What is this research investigating?
The work proposed here will determine the fate of CO2 injected into the FRS site by quantifying both the level of CO2 residually and solubility trapped within the reservoir formation. This will be achieved geochemically, using a combination of stable oxygen isotopes to resolve CO2 pore space saturation (amount of CO2 dissolved and residually trapped) within the injection formation and inherent noble gas and stable carbon isotopes to quantify the amount of CO2 dissolved.
The second part of the work will establish the effectiveness of inherent tracers in identifying CO2 migration from a CO2 storage site. This will resolve any changes in the stable carbon, Kr and Xe and radiocarbon fingerprints from baseline levels in the overburden above the FRS injection horizon.

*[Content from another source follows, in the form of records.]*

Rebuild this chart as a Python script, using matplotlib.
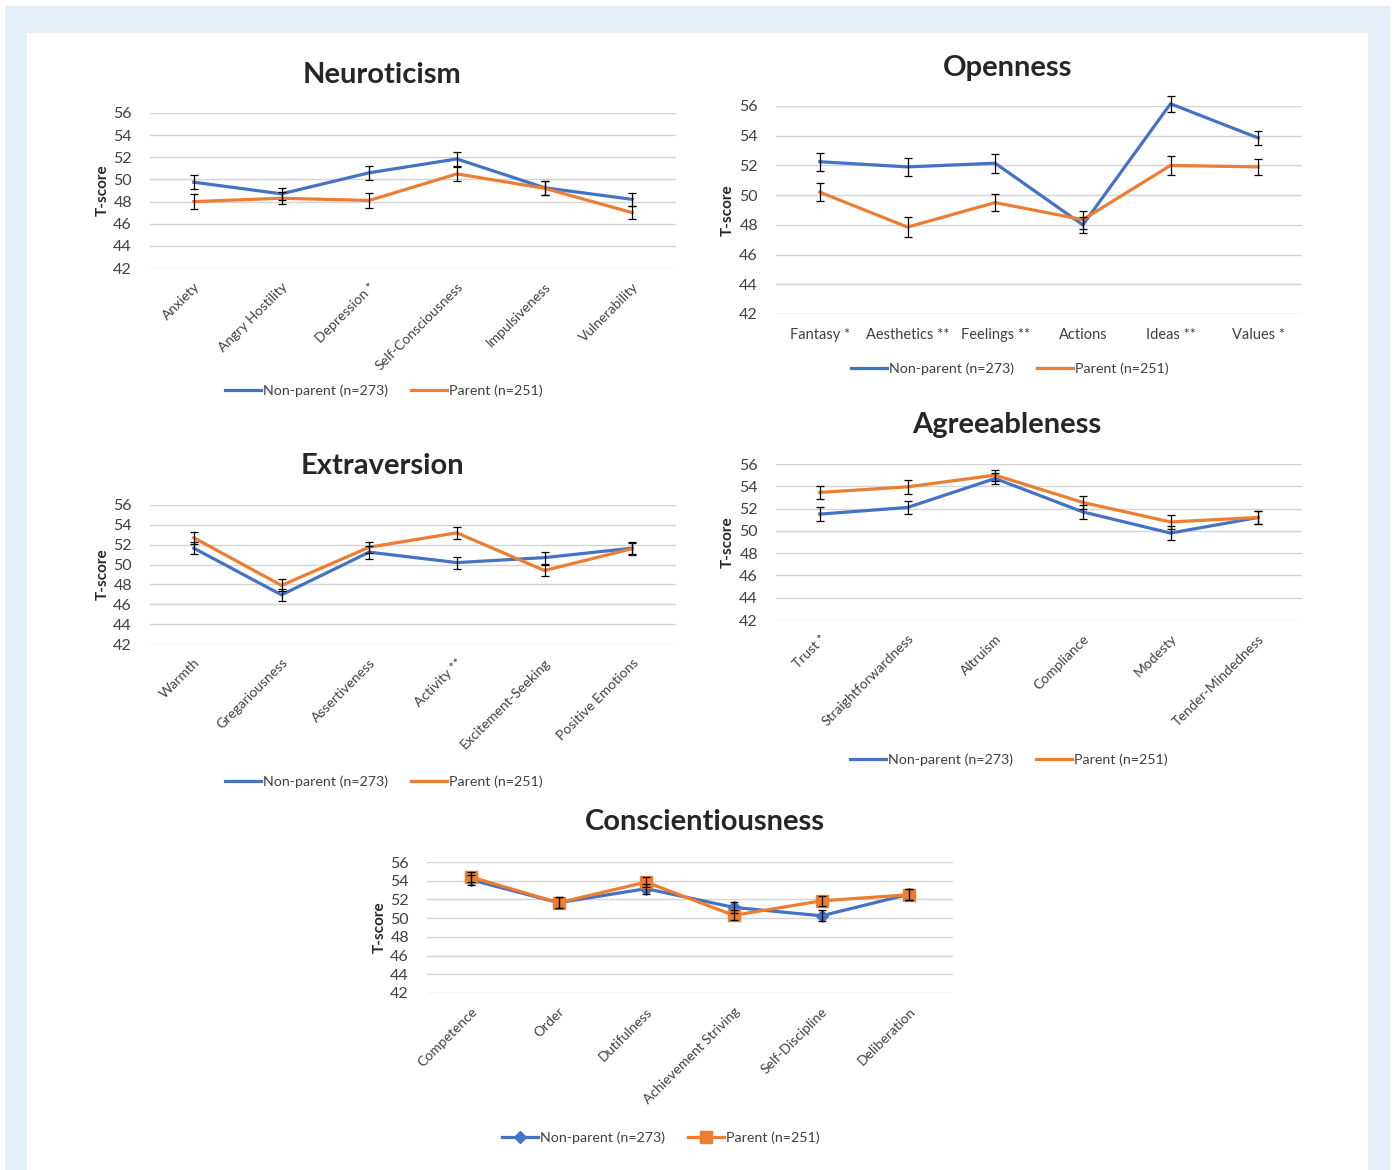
import matplotlib
matplotlib.use("Agg")
import matplotlib.pyplot as plt
from matplotlib.patches import Rectangle

W, H = 1393, 1170
FONT = ["Lato", "DejaVu Sans"]
plt.rcParams['font.family'] = FONT

BLUE = "#4472C4"
ORANGE = "#ED7D31"
GRID = "#d4d4d4"
TXT = "#404040"

series_names = ["Non-parent (n=273)", "Parent (n=251)"]
yticks = [42, 44, 46, 48, 50, 52, 54, 56]

neu_cats = ["Anxiety", "Angry Hostility", "Depression *", "Self-Consciousness", "Impulsiveness", "Vulnerability"]
neu_np = [49.75, 48.7, 50.6, 51.85, 49.25, 48.2]
neu_p = [48.0, 48.3, 48.1, 50.5, 49.2, 47.0]
neu_np_err = [0.65, 0.55, 0.65, 0.65, 0.65, 0.6]
neu_p_err = [0.7, 0.55, 0.65, 0.65, 0.65, 0.6]

ope_cats = ["Fantasy *", "Aesthetics **", "Feelings **", "Actions", "Ideas **", "Values *"]
ope_np = [52.25, 51.9, 52.15, 48.0, 56.15, 53.85]
ope_p = [50.2, 47.85, 49.5, 48.35, 52.0, 51.9]
ope_np_err = [0.62, 0.62, 0.65, 0.55, 0.55, 0.5]
ope_p_err = [0.6, 0.65, 0.6, 0.6, 0.62, 0.55]

ext_cats = ["Warmth", "Gregariousness", "Assertiveness", "Activity **", "Excitement-Seeking", "Positive Emotions"]
ext_np = [51.65, 46.95, 51.25, 50.2, 50.7, 51.65]
ext_p = [52.7, 47.9, 51.75, 53.2, 49.4, 51.6]
ext_np_err = [0.6, 0.6, 0.65, 0.6, 0.6, 0.6]
ext_p_err = [0.6, 0.6, 0.55, 0.6, 0.6, 0.6]

agr_cats = ["Trust *", "Straightforwardness", "Altruism", "Compliance", "Modesty", "Tender-Mindedness"]
agr_np = [51.5, 52.1, 54.7, 51.7, 49.8, 51.2]
agr_p = [53.45, 53.95, 55.0, 52.55, 50.8, 51.2]
agr_np_err = [0.6, 0.6, 0.5, 0.6, 0.65, 0.6]
agr_p_err = [0.6, 0.6, 0.5, 0.6, 0.6, 0.6]

con_cats = ["Competence", "Order", "Dutifulness", "Achievement Striving", "Self-Discipline", "Deliberation"]
con_np = [54.1, 51.65, 53.15, 51.15, 50.25, 52.55]
con_p = [54.4, 51.65, 53.85, 50.3, 51.85, 52.5]
con_np_err = [0.55, 0.6, 0.55, 0.55, 0.6, 0.6]
con_p_err = [0.5, 0.6, 0.55, 0.55, 0.55, 0.6]

fig = plt.figure(figsize=(W / 100, H / 100), dpi=100)
fig.patch.set_facecolor("white")


def px_rect(x0, y0, x1, y1, color):
    fig.patches.append(Rectangle((x0 / W, 1 - y1 / H), (x1 - x0) / W, (y1 - y0) / H,
                                 transform=fig.transFigure, facecolor=color,
                                 edgecolor="none", zorder=-10))


px_rect(5, 6, 1390, 1170, "#e6eef8")
px_rect(27, 33, 1368, 1170, "white")


def panel(x0, y0, x1, y1, cats, np_vals, p_vals, np_err, p_err, title, title_xy,
          ylab_x, legend_xy, rotate=True, markers=False):
    ax = fig.add_axes([x0 / W, 1 - y1 / H, (x1 - x0) / W, (y1 - y0) / H])
    xs = list(range(len(cats)))
    ax.set_xlim(-0.5, len(cats) - 0.5)
    ax.set_ylim(42, 56)
    ax.set_yticks(yticks)
    for t in yticks:
        ax.axhline(t, color=GRID, lw=1.0, zorder=0)
    for s in ax.spines.values():
        s.set_visible(False)
    ax.tick_params(axis="y", length=0, labelsize=11.5, labelcolor=TXT, pad=13)
    ax.tick_params(axis="x", length=0, labelcolor=TXT)
    ax.set_xticks(xs)
    if rotate:
        ax.set_xticklabels(cats, rotation=45, ha="right", rotation_mode="anchor", fontsize=10)
        ax.tick_params(axis="x", pad=9)
    else:
        ax.set_xticklabels(cats, fontsize=10.5)
        ax.tick_params(axis="x", pad=10)
    mk1 = dict(marker="D", markersize=6) if markers else {}
    mk2 = dict(marker="s", markersize=8) if markers else {}
    l1, = ax.plot(xs, np_vals, color=BLUE, lw=2.3, zorder=3, clip_on=False, label=series_names[0], **mk1)
    l2, = ax.plot(xs, p_vals, color=ORANGE, lw=2.3, zorder=4, clip_on=False, label=series_names[1], **mk2)
    ax.errorbar(xs, np_vals, yerr=np_err, fmt="none", ecolor="black", elinewidth=0.9,
                capsize=3, capthick=0.9, zorder=5, clip_on=False)
    ax.errorbar(xs, p_vals, yerr=p_err, fmt="none", ecolor="black", elinewidth=0.9,
                capsize=3, capthick=0.9, zorder=5, clip_on=False)
    fig.text(title_xy[0] / W, 1 - title_xy[1] / H, title, ha="center", va="center",
             fontsize=21, fontweight="bold", color="#262626")
    fig.text(ylab_x / W, 1 - ((y0 + y1) / 2) / H, "T-score", rotation=90, ha="center",
             va="center", fontsize=11, fontweight="bold", color="#262626")
    fig.legend(handles=[l1, l2], loc="center", ncol=2, frameon=False,
               bbox_to_anchor=(legend_xy[0] / W, 1 - legend_xy[1] / H),
               bbox_transform=fig.transFigure, fontsize=10.3, handlelength=2.5,
               columnspacing=1.6, handletextpad=0.15, labelcolor=TXT)
    return ax


panel(150, 113, 676, 268, neu_cats, neu_np, neu_p, neu_np_err, neu_p_err,
      "Neuroticism", (382, 75), 103, (384, 391))
panel(776, 106, 1302, 314, ope_cats, ope_np, ope_p, ope_np_err, ope_p_err,
      "Openness", (1008, 68), 728, (1010, 369), rotate=False)
panel(150, 505, 676, 644, ext_cats, ext_np, ext_p, ext_np_err, ext_p_err,
      "Extraversion", (382, 466), 103, (384, 782))
panel(776, 464, 1302, 620, agr_cats, agr_np, agr_p, agr_np_err, agr_p_err,
      "Agreeableness", (1007, 425), 728, (1009, 760))
panel(427, 862, 953, 993, con_cats, con_np, con_p, con_np_err, con_p_err,
      "Conscientiousness", (705, 822), 380, (661, 1138), markers=True)

fig.savefig("out.png", dpi=100, facecolor=fig.get_facecolor())
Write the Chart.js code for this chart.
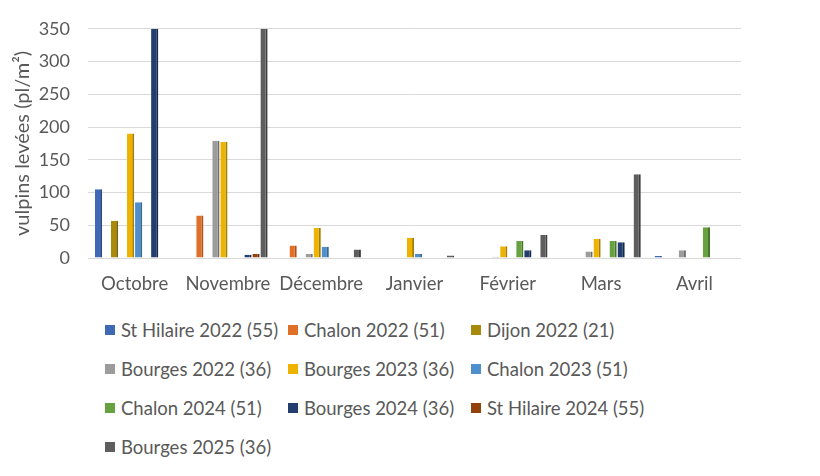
<!DOCTYPE html>
<html>
<head>
<meta charset="utf-8">
<script src="https://cdn.jsdelivr.net/npm/chart.js@4/dist/chart.umd.min.js"></script>
<style>
  body { margin: 0; background: #fff; width: 820px; height: 476px; overflow: hidden; position: relative; font-family: Lato, "Open Sans", sans-serif; }
  #wrap { position: absolute; left: 0; top: 0; width: 820px; height: 300px; }
  #legend { position: absolute; left: 105px; top: 318px; width: 580px; display: grid; grid-template-columns: 183px 183px 200px; row-gap: 15px; }
  .lg { display: flex; align-items: center; font-size: 18.5px; color: #595959; height: 24px; white-space: nowrap; }
  .lg i { display: inline-block; width: 10px; height: 10px; margin-right: 6px; }
</style>
</head>
<body>
<div id="wrap"><canvas id="c"></canvas></div>
<div id="legend"></div>
<script>
// Months on the x axis
const months = ['Octobre', 'Novembre', 'Décembre', 'Janvier', 'Février', 'Mars', 'Avril'];

// Series (bars above 350 are clipped)
const stHilaire2022 = [105, 0, 0, 0, 0, 0, 3];
const chalon2022 = [0, 65, 19, 0, 0, 0, 0];
const dijon2022 = [57, 0, 0, 0, 0, 0, 0];
const bourges2022 = [0, 179, 6, 0, 2, 10, 12];
const bourges2023 = [190, 177, 46, 31, 18, 29, 0];
const chalon2023 = [85, 0, 17, 6, 0, 0, 0];
const chalon2024 = [0, 0, 0, 0, 26, 26, 47];
const bourges2024 = [350, 5, 0, 0, 12, 24, 0];
const stHilaire2024 = [0, 6, 0, 0, 0, 0, 0];
const bourges2025 = [0, 350, 13, 4, 35, 128, 0];

const seriesNames = ['St Hilaire 2022 (55)', 'Chalon 2022 (51)', 'Dijon 2022 (21)', 'Bourges 2022 (36)', 'Bourges 2023 (36)', 'Chalon 2023 (51)', 'Chalon 2024 (51)', 'Bourges 2024 (36)', 'St Hilaire 2024 (55)', 'Bourges 2025 (36)'];
const seriesData = [stHilaire2022, chalon2022, dijon2022, bourges2022, bourges2023, chalon2023, chalon2024, bourges2024, stHilaire2024, bourges2025];
const seriesColors = ['#3F69B5', '#E07028', '#A8890A', '#9C9C9C', '#EDB300', '#4F8FCB', '#67A140', '#223E6E', '#93420D', '#5E5E5E'];
const sideColors = ['#2A4A85', '#A9521C', '#7A6306', '#6E6E6E', '#A57D00', '#366894', '#48752C', '#15284A', '#6A2F08', '#3E3E3E'];

const yTicks = [0, 50, 100, 150, 200, 250, 300, 350];

const datasets = seriesNames.map((name, i) => ({
  label: name,
  data: seriesData[i],
  backgroundColor: seriesColors[i],
  borderColor: sideColors[i],
  borderWidth: { left: 0, right: 2, top: 0, bottom: 0 },
  borderSkipped: false,
  categoryPercentage: 0.86,
  barPercentage: 0.9
}));

// HTML legend in three columns
document.getElementById('legend').innerHTML = seriesNames.map((n, i) =>
  `<div class="lg"><i style="background:${seriesColors[i]}"></i>${n}</div>`
).join('');

new Chart(document.getElementById('c'), {
  type: 'bar',
  data: { labels: months, datasets: datasets },
  options: {
    responsive: true,
    maintainAspectRatio: false,
    animation: false,
    layout: { padding: { left: 11, right: 79, top: 22, bottom: 0 } },
    plugins: { legend: { display: false }, tooltip: { enabled: false } },
    scales: {
      x: {
        grid: { display: false, drawTicks: false },
        border: { display: false },
        ticks: { color: '#595959', font: { family: 'Lato', size: 18.5 }, padding: 15 },
        afterFit: s => { s.height = 42; }
      },
      y: {
        min: 0, max: 350,
        afterBuildTicks: s => { s.ticks = yTicks.map(v => ({ value: v })); },
        grid: { color: '#D9D9D9', lineWidth: 1, drawTicks: false },
        border: { display: false },
        ticks: { color: '#595959', font: { family: 'Lato', size: 18 }, padding: 18 },
        title: { display: true, text: 'vulpins levées (pl/m²)', color: '#595959', font: { family: 'Lato', size: 20 }, padding: 0 },
        afterFit: s => { s.width = 77; }
      }
    }
  }
});
</script>
</body>
</html>
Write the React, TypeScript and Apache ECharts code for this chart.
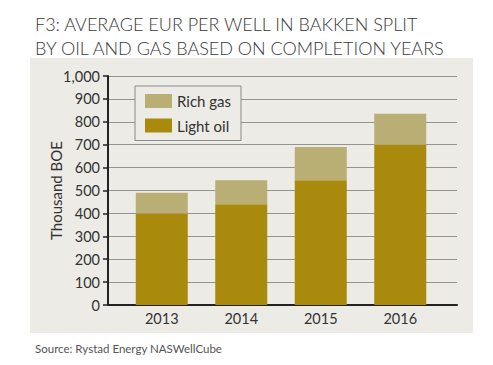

This programme will directly address the need for advances in monitoring to enable CO2 storage performance verification at a higher level of certainty, both during and following injection operations, by verifying inherent tracing tools as tracers of both the fate of injected CO2 and CO2 migration.
We will work with one of the world’s leading research organisations focused on CCS, the Containment and Monitoring Institute of Carbon Management Canada. They operate a dedicated research facility focused on CO2 storage, their Field Research Station (FRS) located near the town of Brooks in Alberta. This site has secured $9M of Federal and Provincial
Government funding to date and provides a unique opportunity to develop, refine and calibrate monitoring systems and technologies. This provides an important asset for UK CO2 storage research as the nation currently lacks such an extensive CO2 injection research site. The project also has the support of Natural Resources Canada, who are undertaking bi-monthly sampling of the shallow groundwaters above the FRS, and the proposed programme of work will compliment this ongoing monitoring operation.
The proposed work will directly address two of the Mission Innovation report storage Priority Research Directions (PRDs), namely PRD4 ‘developing smart convergence monitoring to demonstrate containment and enable storage site’ and PRD 5 ‘realizing smart monitoring to assess anomalies and provide assurance’. The MI CCIC report specifically cites that ‘methods that use tracers in new and innovative ways are of interest.’